What you need to do – Say how many lines contain the word "that". Only the number should be given.

Exercise input –
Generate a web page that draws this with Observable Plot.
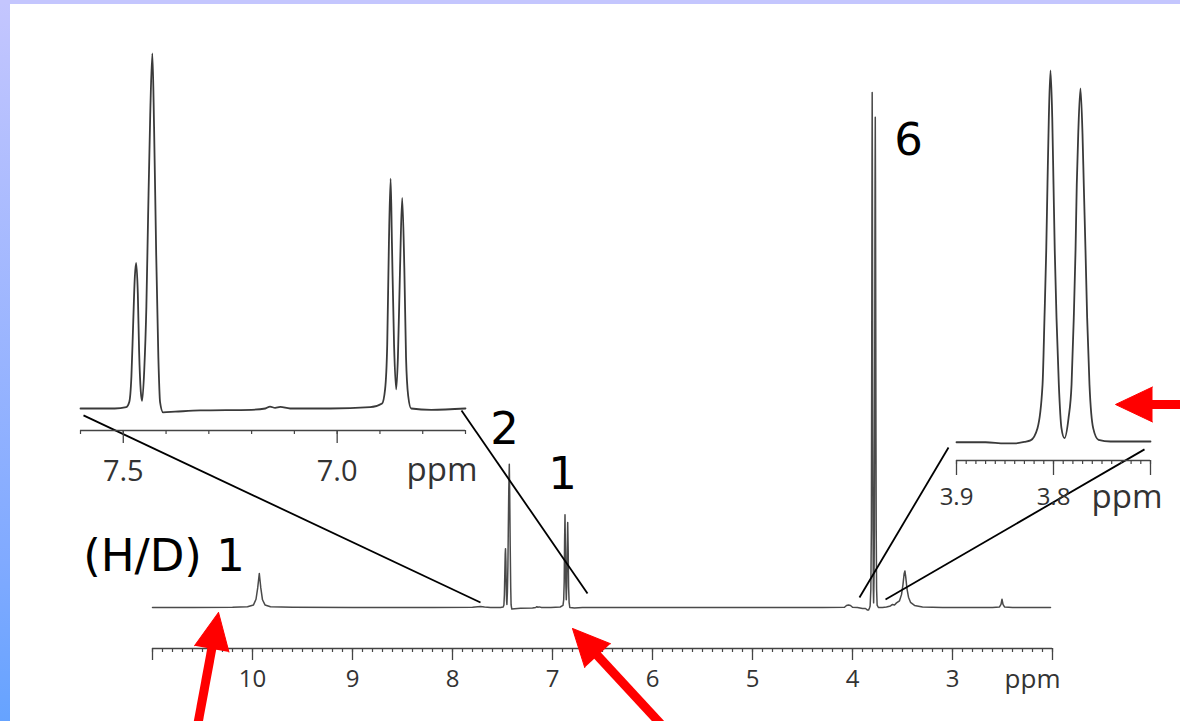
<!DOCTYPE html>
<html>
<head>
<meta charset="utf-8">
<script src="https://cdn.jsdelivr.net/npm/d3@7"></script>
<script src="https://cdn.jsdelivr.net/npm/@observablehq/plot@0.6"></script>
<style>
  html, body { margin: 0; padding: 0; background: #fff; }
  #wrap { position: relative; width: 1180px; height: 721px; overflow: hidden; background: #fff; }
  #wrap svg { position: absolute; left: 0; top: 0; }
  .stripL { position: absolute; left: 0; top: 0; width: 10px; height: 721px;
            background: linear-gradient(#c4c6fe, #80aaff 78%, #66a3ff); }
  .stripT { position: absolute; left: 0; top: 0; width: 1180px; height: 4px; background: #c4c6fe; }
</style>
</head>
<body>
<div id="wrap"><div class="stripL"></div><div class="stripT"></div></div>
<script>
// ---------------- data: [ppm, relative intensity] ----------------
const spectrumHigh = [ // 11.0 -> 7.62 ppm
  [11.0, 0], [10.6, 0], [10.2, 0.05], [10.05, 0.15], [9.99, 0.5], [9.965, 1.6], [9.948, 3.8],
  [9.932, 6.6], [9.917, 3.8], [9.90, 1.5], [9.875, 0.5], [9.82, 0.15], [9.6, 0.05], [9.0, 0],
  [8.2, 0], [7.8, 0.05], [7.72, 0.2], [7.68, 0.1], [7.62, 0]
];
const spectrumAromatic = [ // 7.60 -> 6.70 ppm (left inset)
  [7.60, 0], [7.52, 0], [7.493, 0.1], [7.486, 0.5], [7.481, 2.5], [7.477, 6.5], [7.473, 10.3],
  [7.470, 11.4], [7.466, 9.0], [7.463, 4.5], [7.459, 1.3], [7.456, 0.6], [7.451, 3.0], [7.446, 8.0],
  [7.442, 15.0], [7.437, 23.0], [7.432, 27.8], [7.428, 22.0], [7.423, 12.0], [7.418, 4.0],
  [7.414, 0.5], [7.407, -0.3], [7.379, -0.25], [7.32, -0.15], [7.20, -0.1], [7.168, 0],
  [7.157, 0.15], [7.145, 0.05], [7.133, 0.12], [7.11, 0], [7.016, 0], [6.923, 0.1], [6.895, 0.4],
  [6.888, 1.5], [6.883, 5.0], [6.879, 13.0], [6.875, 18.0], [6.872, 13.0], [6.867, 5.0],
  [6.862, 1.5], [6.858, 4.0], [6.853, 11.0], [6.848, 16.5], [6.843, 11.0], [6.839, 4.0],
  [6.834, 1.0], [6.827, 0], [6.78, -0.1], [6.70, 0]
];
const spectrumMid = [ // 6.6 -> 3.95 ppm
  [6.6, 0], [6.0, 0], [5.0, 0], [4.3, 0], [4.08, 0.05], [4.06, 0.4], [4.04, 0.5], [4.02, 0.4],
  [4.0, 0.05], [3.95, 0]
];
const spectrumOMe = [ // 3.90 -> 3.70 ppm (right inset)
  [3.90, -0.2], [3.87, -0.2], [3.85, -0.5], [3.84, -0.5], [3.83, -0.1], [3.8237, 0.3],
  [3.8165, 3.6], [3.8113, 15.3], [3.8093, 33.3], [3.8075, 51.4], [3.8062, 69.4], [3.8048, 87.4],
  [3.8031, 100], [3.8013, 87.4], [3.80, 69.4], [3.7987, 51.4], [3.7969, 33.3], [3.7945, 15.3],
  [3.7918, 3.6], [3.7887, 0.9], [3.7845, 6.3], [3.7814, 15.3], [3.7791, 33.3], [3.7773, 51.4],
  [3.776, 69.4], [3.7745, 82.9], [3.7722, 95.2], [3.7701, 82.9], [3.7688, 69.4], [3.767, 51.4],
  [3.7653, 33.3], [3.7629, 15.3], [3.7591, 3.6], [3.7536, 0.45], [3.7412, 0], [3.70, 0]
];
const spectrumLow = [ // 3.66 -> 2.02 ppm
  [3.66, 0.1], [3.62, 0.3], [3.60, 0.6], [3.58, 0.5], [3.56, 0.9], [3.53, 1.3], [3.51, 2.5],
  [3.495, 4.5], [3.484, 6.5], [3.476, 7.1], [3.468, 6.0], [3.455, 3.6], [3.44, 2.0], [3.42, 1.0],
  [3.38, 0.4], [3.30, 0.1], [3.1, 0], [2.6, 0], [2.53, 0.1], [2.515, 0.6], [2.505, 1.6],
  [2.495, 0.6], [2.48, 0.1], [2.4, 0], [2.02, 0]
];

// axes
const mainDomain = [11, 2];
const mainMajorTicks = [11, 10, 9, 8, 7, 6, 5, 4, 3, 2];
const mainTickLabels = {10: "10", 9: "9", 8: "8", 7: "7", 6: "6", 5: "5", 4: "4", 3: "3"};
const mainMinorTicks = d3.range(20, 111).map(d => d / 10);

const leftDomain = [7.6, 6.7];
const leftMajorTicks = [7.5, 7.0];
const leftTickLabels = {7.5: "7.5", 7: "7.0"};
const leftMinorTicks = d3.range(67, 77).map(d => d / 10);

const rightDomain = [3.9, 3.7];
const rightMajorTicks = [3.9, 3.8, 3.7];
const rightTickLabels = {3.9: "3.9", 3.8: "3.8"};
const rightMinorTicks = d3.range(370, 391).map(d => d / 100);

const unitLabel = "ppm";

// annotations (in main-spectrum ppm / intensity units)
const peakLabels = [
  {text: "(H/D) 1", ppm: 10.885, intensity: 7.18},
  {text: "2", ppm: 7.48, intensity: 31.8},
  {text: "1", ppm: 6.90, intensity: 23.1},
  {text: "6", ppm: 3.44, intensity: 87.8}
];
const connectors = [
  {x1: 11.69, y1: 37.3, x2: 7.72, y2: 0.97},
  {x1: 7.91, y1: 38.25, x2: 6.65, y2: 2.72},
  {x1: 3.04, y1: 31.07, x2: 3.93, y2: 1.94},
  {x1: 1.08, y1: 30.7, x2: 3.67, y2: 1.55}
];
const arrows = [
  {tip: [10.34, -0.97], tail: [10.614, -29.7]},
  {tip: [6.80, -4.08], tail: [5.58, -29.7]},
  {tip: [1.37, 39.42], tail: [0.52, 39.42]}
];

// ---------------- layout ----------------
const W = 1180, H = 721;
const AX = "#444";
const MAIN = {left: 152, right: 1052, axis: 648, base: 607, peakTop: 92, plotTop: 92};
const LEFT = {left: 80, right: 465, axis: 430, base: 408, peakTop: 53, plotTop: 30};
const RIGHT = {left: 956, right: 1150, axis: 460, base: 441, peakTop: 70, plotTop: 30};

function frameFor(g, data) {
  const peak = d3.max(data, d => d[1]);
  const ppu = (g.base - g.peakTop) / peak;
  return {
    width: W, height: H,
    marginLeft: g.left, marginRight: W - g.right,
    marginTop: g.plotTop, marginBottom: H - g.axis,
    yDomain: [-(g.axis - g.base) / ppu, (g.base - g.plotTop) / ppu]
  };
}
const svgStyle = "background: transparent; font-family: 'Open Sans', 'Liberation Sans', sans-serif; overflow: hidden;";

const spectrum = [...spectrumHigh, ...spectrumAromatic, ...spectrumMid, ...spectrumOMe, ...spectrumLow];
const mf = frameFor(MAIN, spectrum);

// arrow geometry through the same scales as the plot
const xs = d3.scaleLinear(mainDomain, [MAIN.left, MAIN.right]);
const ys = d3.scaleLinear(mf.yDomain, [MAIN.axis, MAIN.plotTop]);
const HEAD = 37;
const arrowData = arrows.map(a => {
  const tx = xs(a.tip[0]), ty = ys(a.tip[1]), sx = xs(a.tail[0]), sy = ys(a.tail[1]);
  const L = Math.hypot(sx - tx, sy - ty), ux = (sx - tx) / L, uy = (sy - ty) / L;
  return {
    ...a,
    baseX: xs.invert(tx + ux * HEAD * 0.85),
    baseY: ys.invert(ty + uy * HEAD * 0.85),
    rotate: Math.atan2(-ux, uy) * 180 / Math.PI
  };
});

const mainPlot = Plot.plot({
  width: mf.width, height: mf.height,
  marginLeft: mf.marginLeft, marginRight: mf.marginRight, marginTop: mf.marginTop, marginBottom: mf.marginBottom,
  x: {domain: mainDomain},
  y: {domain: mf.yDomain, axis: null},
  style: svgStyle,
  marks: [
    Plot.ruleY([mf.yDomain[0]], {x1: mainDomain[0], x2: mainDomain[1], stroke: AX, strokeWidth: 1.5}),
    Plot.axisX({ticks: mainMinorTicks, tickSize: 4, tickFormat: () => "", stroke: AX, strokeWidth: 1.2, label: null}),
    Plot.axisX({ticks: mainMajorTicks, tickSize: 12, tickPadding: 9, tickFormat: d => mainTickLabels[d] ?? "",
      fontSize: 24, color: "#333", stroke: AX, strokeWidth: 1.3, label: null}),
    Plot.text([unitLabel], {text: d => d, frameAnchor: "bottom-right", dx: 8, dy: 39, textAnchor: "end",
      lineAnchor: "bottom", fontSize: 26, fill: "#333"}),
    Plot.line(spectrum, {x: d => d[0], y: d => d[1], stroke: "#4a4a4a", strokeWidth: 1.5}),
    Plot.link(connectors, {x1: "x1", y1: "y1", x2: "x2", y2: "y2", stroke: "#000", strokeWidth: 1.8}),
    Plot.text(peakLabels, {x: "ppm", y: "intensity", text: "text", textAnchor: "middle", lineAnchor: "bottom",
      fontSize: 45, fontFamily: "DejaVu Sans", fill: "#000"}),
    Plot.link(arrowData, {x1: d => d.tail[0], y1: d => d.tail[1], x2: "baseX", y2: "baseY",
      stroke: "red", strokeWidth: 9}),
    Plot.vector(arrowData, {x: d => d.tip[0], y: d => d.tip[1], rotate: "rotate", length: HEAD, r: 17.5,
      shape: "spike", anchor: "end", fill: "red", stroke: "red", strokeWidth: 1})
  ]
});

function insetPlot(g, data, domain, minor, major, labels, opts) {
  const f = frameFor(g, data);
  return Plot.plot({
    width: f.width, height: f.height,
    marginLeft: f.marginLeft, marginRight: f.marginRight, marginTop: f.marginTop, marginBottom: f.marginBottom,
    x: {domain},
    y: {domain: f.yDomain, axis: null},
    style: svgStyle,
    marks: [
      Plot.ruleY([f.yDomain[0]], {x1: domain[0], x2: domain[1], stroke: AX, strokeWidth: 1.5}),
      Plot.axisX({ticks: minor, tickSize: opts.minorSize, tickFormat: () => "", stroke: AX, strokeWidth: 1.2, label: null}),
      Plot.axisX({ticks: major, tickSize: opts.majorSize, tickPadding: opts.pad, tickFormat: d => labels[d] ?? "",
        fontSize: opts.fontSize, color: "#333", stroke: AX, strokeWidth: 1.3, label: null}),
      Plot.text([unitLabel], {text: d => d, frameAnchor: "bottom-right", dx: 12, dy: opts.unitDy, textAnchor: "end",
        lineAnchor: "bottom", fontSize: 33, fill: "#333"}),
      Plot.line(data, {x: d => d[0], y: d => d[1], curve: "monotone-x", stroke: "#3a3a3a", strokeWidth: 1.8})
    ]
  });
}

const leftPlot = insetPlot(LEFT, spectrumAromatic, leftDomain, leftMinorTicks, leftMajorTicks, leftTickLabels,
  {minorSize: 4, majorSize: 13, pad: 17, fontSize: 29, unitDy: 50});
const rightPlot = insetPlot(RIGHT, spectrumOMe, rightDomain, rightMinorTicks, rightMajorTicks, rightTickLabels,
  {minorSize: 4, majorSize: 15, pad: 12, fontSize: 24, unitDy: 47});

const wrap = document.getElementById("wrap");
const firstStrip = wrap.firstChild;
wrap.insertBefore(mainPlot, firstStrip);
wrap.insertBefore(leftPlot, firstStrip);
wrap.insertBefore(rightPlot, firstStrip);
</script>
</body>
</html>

--

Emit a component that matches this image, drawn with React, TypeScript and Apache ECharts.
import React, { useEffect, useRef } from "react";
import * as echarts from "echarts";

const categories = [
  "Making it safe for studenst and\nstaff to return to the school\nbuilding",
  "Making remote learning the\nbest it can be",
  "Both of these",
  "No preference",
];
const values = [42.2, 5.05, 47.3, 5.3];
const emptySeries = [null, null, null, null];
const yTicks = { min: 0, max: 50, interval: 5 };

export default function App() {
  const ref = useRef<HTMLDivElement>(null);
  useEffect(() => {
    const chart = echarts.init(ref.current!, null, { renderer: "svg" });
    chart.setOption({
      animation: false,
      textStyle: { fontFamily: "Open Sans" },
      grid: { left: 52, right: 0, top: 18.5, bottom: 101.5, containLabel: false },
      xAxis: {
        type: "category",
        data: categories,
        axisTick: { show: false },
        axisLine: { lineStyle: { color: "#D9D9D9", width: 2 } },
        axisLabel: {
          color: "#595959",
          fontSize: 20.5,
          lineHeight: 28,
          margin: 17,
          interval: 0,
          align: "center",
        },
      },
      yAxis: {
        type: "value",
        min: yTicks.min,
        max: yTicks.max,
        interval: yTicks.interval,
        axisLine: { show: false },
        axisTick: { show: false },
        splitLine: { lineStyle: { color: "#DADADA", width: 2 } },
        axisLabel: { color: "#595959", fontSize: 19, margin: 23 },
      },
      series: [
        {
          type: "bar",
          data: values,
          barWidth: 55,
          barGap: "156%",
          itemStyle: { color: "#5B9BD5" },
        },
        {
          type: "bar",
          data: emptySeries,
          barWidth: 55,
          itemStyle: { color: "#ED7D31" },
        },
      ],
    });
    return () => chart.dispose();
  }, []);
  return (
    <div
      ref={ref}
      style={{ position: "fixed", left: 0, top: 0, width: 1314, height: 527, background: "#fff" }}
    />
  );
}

Exercise answer – 2